- Don’t Listen to the Ruling Elite: The World Economy is in Real Trouble
by Andy Xie, http://www.scmp.com/ , 2 March 2016
Andy Xie says those attending the G20, Davos and other wasteful meetings are wrong to try to pin the blame for the turmoil on people’s psychology; all signs point to a prolonged period of global stagnation and instability
The G20 working group meeting in Shanghai didn’t come up with any constructive proposals for reviving the global economy and, instead, complained that the recent market turmoil didn’t reflect the “underlying fundamentals of the global economy”. The oil price has declined by 70 per cent since June 2014, while the Brazilian real has halved, and the Russian rouble is down by 60 per cent. The global economy is on the cusp of another recession, and these important people blamed it all on some sort of psychological problem of the people.
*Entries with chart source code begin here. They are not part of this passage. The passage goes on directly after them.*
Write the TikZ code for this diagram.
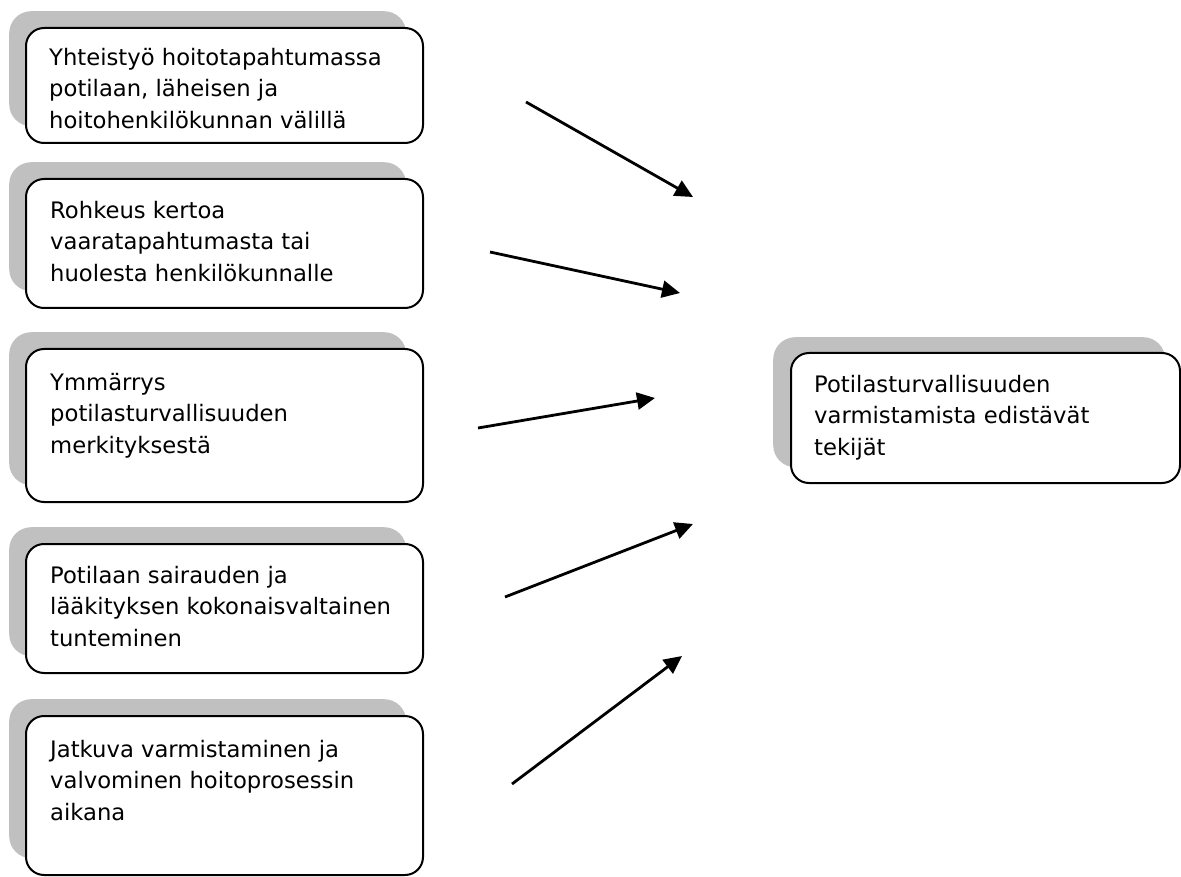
\documentclass[tikz,border=0pt]{standalone}
\usepackage{fontspec}
\setmainfont{DejaVu Sans}
\usetikzlibrary{arrows.meta}
\definecolor{shadowgray}{RGB}{192,192,192}
\begin{document}
\begin{tikzpicture}[x=1pt,y=-1pt,
  wbox/.style={draw=black,line width=2pt,fill=white,rounded corners=18pt,anchor=north west,inner sep=0pt},
  sbox/.style={fill=shadowgray,draw=none,rounded corners=22pt,anchor=north west,inner sep=0pt},
  label/.style={anchor=north west,inner sep=0pt,align=left,font={\fontsize{22.7pt}{31.5pt}\selectfont}},
  arr/.style={line width=2.8pt,-{Triangle[length=18pt,width=17pt]}}]
\useasboundingbox (0,0) rectangle (1181,877);
% shadows
\node[sbox,minimum width=397pt,minimum height=115pt] (s1) at (9,11) {};
\node[sbox,minimum width=397pt,minimum height=129pt] (s2) at (9,162) {};
\node[sbox,minimum width=397pt,minimum height=153pt] (s3) at (9,332) {};
\node[sbox,minimum width=397pt,minimum height=129pt] (s4) at (9,527) {};
\node[sbox,minimum width=397pt,minimum height=159pt] (s5) at (9,699) {};
\node[sbox,minimum width=392pt,minimum height=130pt] (s6) at (773,337) {};
% boxes
\node[wbox,minimum width=397pt,minimum height=115pt] (b1) at (25,27) {};
\node[wbox,minimum width=397pt,minimum height=129pt] (b2) at (25,178) {};
\node[wbox,minimum width=397pt,minimum height=153pt] (b3) at (25,348) {};
\node[wbox,minimum width=397pt,minimum height=129pt] (b4) at (25,543) {};
\node[wbox,minimum width=397pt,minimum height=159pt] (b5) at (25,715) {};
\node[wbox,minimum width=389pt,minimum height=130pt] (b6) at (790,352) {};
% texts
\node[label] (t1) at (49,48) {Yhteistyö hoitotapahtumassa\\potilaan, läheisen ja\\hoitohenkilökunnan välillä};
\node[label] (t2) at (50,201) {Rohkeus kertoa\\vaaratapahtumasta tai\\huolesta henkilökunnalle};
\node[label] (t3) at (50,373) {Ymmärrys\\potilasturvallisuuden\\merkityksestä};
\node[label] (t4) at (50,566) {Potilaan sairauden ja\\lääkityksen kokonaisvaltainen\\tunteminen};
\node[label] (t5) at (50,740) {Jatkuva varmistaminen ja\\valvominen hoitoprosessin\\aikana};
\node[label] (t6) at (814,375) {Potilasturvallisuuden\\varmistamista edistävät\\tekijät};
% arrows
\coordinate (a1s) at (526,102); \coordinate (a1e) at (693,197);
\coordinate (a2s) at (490,252); \coordinate (a2e) at (680,293);
\coordinate (a3s) at (478,428); \coordinate (a3e) at (655,398);
\coordinate (a4s) at (505,597); \coordinate (a4e) at (693,524);
\coordinate (a5s) at (512,784); \coordinate (a5e) at (682,656);
\draw[arr] (a1s) -- (a1e);
\draw[arr] (a2s) -- (a2e);
\draw[arr] (a3s) -- (a3e);
\draw[arr] (a4s) -- (a4e);
\draw[arr] (a5s) -- (a5e);
\end{tikzpicture}
\end{document}
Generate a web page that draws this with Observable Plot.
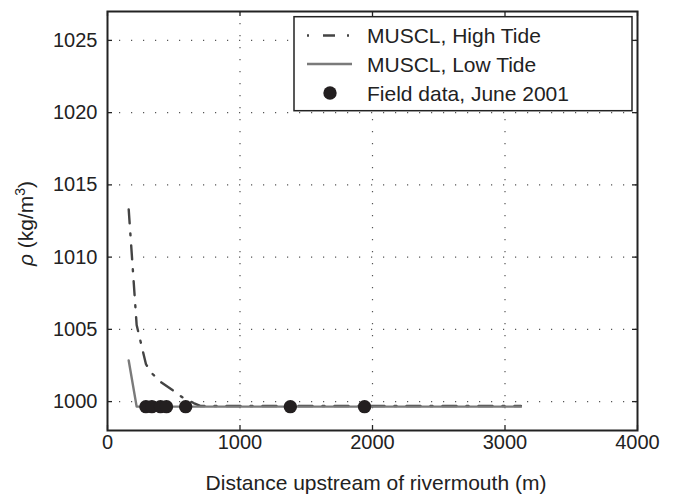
<!DOCTYPE html>
<html>
<head>
<meta charset="utf-8">
<script src="https://cdn.jsdelivr.net/npm/d3@7"></script>
<script src="https://cdn.jsdelivr.net/npm/@observablehq/plot@0.6"></script>
<style>
  html, body { margin: 0; padding: 0; background: #fff; }
  #chart { width: 680px; height: 499px; }
</style>
</head>
<body>
<div id="chart"></div>
<script>
// ---- data ----
const xTicks = [0, 1000, 2000, 3000, 4000];
const yTicks = [1000, 1005, 1010, 1015, 1020, 1025];

const highTideX = [160, 220, 290, 330, 410, 490, 565, 650, 700, 3120];
const highTideY = [1013.3, 1005.3, 1002.6, 1002.0, 1001.3, 1000.8, 1000.3, 999.9, 999.7, 999.7];

const lowTideX = [160, 220, 3120];
const lowTideY = [1002.85, 999.65, 999.65];

const fieldX = [290, 335, 400, 445, 590, 1380, 1940];
const fieldY = [999.65, 999.65, 999.65, 999.65, 999.65, 999.65, 999.65];

const legendLabels = ["MUSCL, High Tide", "MUSCL, Low Tide", "Field data, June 2001"];
const xLabel = "Distance upstream of rivermouth (m)";

// ---- tables ----
const high = highTideX.map((x, i) => ({x, y: highTideY[i]}));
const low = lowTideX.map((x, i) => ({x, y: lowTideY[i]}));
const field = fieldX.map((x, i) => ({x, y: fieldY[i]}));

const W = 680, H = 499, mL = 107, mR = 43, mT = 11, mB = 69;
const innerW = W - mL - mR, innerH = H - mT - mB;
const tickLen = 5;
const ink = "#222";
const highColor = "#444";
const lowColor = "#7a7a7a";
const gridStyle = {stroke: "#555", strokeOpacity: 1, strokeWidth: 1.2, strokeDasharray: "1.2,10.8"};

const chart = Plot.plot({
  width: W, height: H,
  marginLeft: mL, marginRight: mR, marginTop: mT, marginBottom: mB,
  x: {domain: [0, 4000]},
  y: {domain: [998, 1027]},
  style: {fontFamily: "'Liberation Sans', Arial, Helvetica, sans-serif", fontSize: "20px", color: ink, background: "#fff", overflow: "visible"},
  marks: [
    Plot.gridX(xTicks.slice(1, -1), gridStyle),
    Plot.gridY(yTicks, gridStyle),
    Plot.line(high, {x: "x", y: "y", stroke: highColor, strokeWidth: 2.4, strokeDasharray: "14,10,2,10"}),
    Plot.line(low, {x: "x", y: "y", stroke: lowColor, strokeWidth: 2.4}),
    Plot.dot(field, {x: "x", y: "y", r: 6.7, fill: "#231f20", stroke: "none"}),
    // inward ticks on all four sides
    Plot.tickX(xTicks, {x: d => d, insetTop: innerH - tickLen, stroke: ink, strokeWidth: 1.3}),
    Plot.tickX(xTicks, {x: d => d, insetBottom: innerH - tickLen, stroke: ink, strokeWidth: 1.3}),
    Plot.tickY(yTicks, {y: d => d, insetRight: innerW - tickLen, stroke: ink, strokeWidth: 1.3}),
    Plot.tickY(yTicks, {y: d => d, insetLeft: innerW - tickLen, stroke: ink, strokeWidth: 1.3}),
    Plot.axisX(xTicks, {tickSize: 0, tickPadding: 4, fontSize: 20, label: null, tickFormat: d => String(d)}),
    Plot.axisY(yTicks, {tickSize: 0, tickPadding: 10, fontSize: 20, label: null, tickFormat: d => String(d)}),
    Plot.frame({stroke: ink, strokeWidth: 2})
  ]
});

document.getElementById("chart").appendChild(chart);

const svg = d3.select(chart);
const font = "'Liberation Sans', Arial, Helvetica, sans-serif";

// x axis label
svg.append("text")
  .attr("x", mL + innerW / 2 + 4).attr("y", 490)
  .attr("text-anchor", "middle")
  .attr("font-family", font).attr("font-size", 21).attr("fill", ink)
  .text(xLabel);

// y axis label: ρ (kg/m³)
const yl = svg.append("text")
  .attr("transform", `translate(33,${mT + innerH / 2 + 3}) rotate(-90)`)
  .attr("text-anchor", "middle")
  .attr("font-family", font).attr("font-size", 21).attr("fill", ink);
yl.append("tspan").attr("font-style", "italic").text("ρ");
yl.append("tspan").text(" (kg/m");
yl.append("tspan").attr("font-size", 14).attr("dy", -8).text("3");
yl.append("tspan").attr("dy", 8).text(")");

// legend
const lg = svg.append("g");
lg.append("rect").attr("x", 294).attr("y", 16.7).attr("width", 338).attr("height", 94)
  .attr("fill", "#fff").attr("stroke", ink).attr("stroke-width", 1.5);
const rows = [35.5, 64, 93];
lg.append("line").attr("x1", 307).attr("x2", 349).attr("y1", rows[0]).attr("y2", rows[0])
  .attr("stroke", highColor).attr("stroke-width", 2.4).attr("stroke-dasharray", "2,14,12,12,2");
lg.append("line").attr("x1", 307).attr("x2", 352).attr("y1", rows[1]).attr("y2", rows[1])
  .attr("stroke", lowColor).attr("stroke-width", 2.4);
lg.append("circle").attr("cx", 330).attr("cy", rows[2]).attr("r", 6.7).attr("fill", "#231f20");
legendLabels.forEach((t, i) => {
  lg.append("text").attr("x", 367).attr("y", rows[i] + 7.5)
    .attr("text-anchor", "start")
    .attr("font-family", font).attr("font-size", 21).attr("fill", ink).text(t);
});
</script>
</body>
</html>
Over the past two decades, the global economy has been blessed with the entry and participation of 800 million hard-working Chinese, plus the information revolution. The pie should have increased enough in size to make most people happier. Yet, the opposite has happened. The world has gone from one crisis to another. People are complaining everywhere. This is due to mismanagement by the very people who attend the G20 meetings, the Davos boondoggle, and so many other global meetings that waste taxpayers’ money and put inept leaders in the limelight.
One major complaint that people have is that the system is rigged – that is, the rising income concentration is not due to free market competition, but a rigged system that favours the politically powerful. This is largely true. The new billionaires over the past two decades have come mostly from finance and property. Few made it the way Steve Jobs or Bill Gates did, creating something that makes people more productive.
The most important factor in the rigged system is monetary policy being used to pump up financial markets in the name of stimulating growth for people’s benefit. This is essentially the trickle-down wealth effect, that is, making some people in the financial food chain rich while the spillover gives people a few crumbs. Yet, instead of crumbs, the wealth effect has pumped up property prices in Manhattan, London and Hong Kong, as well as the price of modern art. Essentially, the wealth effect has stayed within the small circle of the wealthy. And these people show up at Davos to congratulate policymakers on their “successes”.